Part of the initial reason I did this project in 2019 was to use a number of things that I wanted to play with:

* .NET Core 3.1 and C# 8.0 with excuses to touch at least some of the new things: [System.Text.Json](https://devblogs.microsoft.com/dotnet/try-the-new-system-text-json-apis/), [Nullable reference types](https://docs.microsoft.com/en-us/dotnet/csharp/whats-new/csharp-8#nullable-reference-types), [Switch Expressions](https://docs.microsoft.com/en-us/dotnet/csharp/whats-new/csharp-8#switch-expressions), [Using declarations](https://docs.microsoft.com/en-us/dotnet/csharp/whats-new/csharp-8#using-declarations).
* [Dragonfruit](https://github.com/dotnet/command-line-api/wiki/Your-first-app-with-System.CommandLine.DragonFruit) provides nice command line functionality with very little work.

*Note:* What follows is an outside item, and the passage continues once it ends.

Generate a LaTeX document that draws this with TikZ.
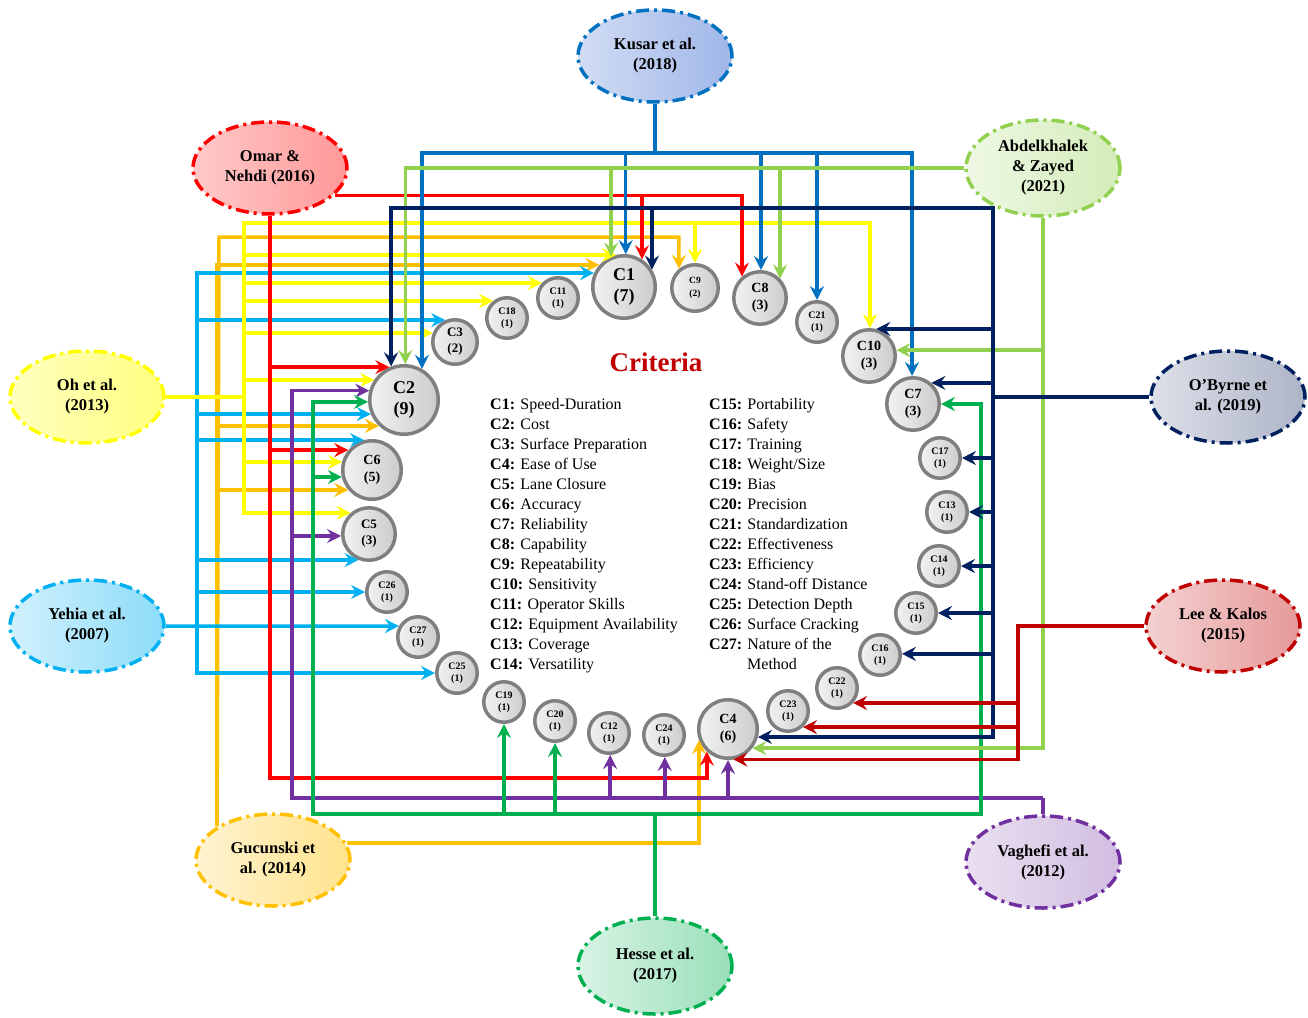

* [Single File Publishing](https://docs.microsoft.com/en-us/dotnet/core/whats-new/dotnet-core-3-0#single-file-executables) the official .NET Core way, rather than [ILMerge](https://www.nuget.org/packages/MSBuild.ILMerge.Task/) or [Fody/Costura](https://github.com/Fody/Costura). Although for size I still prefer to make it framework dependent rather than self contained.
* [Github Actions](https://github.com/actions/upload-release-asset) to automate build and release.
* Presumably cross platform code, which is to say, I only develop and test on Windows but it should work cross platform. 😉